When the significance level is defined, the initial significance
level and the discount factor need not be defined because the
initial significance level and the discount factor are used to
compute the significance level each iteration of the uniformity
test as discussed further below.
[0031] In an operation 210, a fifth indicator of a break test to
apply is received. The break test determines where to split the one
or more time series into separate clusters as discussed further
below. For example, the fifth indicator indicates a name of a break
test. The fifth indicator may be received by cluster data
application 122 after selection from a user interface window or
after entry by a user into a user interface window. A default value
for the break test may further be stored, for example, in
computer-readable medium 108. As an example, a break test may be
selected from a "maximum test", a "minimum test", a "mean test", a
"median test", a "sequential local uniformity test", etc. Of
course, the break test may be labeled or selected in a variety of
different manners by the user as understood by a person of skill in
the art. In an alternative embodiment, the break test may not be
selectable, and a single break test is implemented in cluster data
application 122.
[0032] In an operation 212, break test input data, if any, is
received based on the indicated break test or the defined default
break test. For example, a second number of candidates, m.sub.2,
may be received for the indicated break test. The second number of
candidates may be the same or different from the first number of
candidates. In an alternative embodiment, only one of the first
number of candidates and the second number of candidates may be
received as an input by cluster data application 122.

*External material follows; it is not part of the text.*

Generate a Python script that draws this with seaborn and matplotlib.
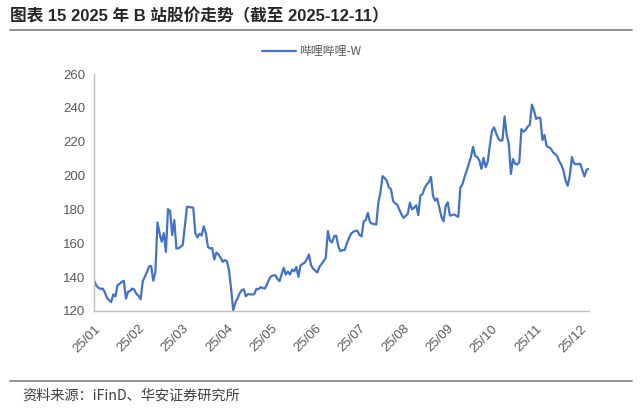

[0033] In an operation 214, a sixth indicator of a distance
computation method is received. For example, the sixth indicator
indicates a name of a distance computation method. The sixth
indicator may be received by cluster data application 122 after
selection from a user interface window or after entry by a user
into a user interface window. A default value for the distance
computation method may further be stored, for example, in
computer-readable medium 108. As an example, a distance computation
method may be selected from "Euclidian distance", "Dynamic Time
Warping distance", "Hamming distance", "Manhattan distance", etc.
For illustration, the Euclidian and Dynamic Time Warping distance
calculations are described in E. Keogh & M. Pazzani, Scaling Up
Dynamic Time Warping for Datamining Applications, Proceedings of
the Sixth ACM SIGKDD International Conference on Knowledge
Discovery and Data Mining, 285-289 (2000). As an example, a default
distance computation method may be the dynamic time warping
distance computation method. Of course, the distance computation
method may be labeled or selected in a variety of different manners
by the user as understood by a person of skill in the art. In an
alternative embodiment, the distance computation method may not be
selectable, and a single distance computation method is implemented
in cluster data application 122.
[0034] In an operation 216, a seventh indicator of an initial time
series selection method is received. For example, the seventh
indicator indicates a name of an initial time series selection
method. The seventh indicator may be received by cluster data
application 122 after selection from a user interface window or
after entry by a user into a user interface window. A default value
for the initial time series selection method may further be stored,
for example, in computer-readable medium 108. As an example, an
initial time series selection method may be selected from "user
input", "random", "first time series", "last time series", etc. Of
course, the initial time series selection method may be labeled or
selected in a variety of different manners by the user as
understood by a person of skill in the art. In an alternative
embodiment, the initial time series selection method may not be
selectable, and a single initial time series selection method is
implemented in cluster data application 122.
[0035] In an operation 218, a time series is selected using the
initial time series selection method, and the remaining set of time
series are identified. For example, if the "user input" selection
method is indicated, a user input time series number is received
and is used to select the time series. If the "random" selection
method is indicated, a random number is drawn between one and the
number of time series selected for inclusion in operation 204. The
drawn random number is used to select the time series. If the
"first time series" selection method is indicated, the first time
series of the time series selected for inclusion in operation 204
is used as the time series. If the "last time series" selection
method is indicated, the last time series of the time series
selected for inclusion in operation 204 is used as the time series.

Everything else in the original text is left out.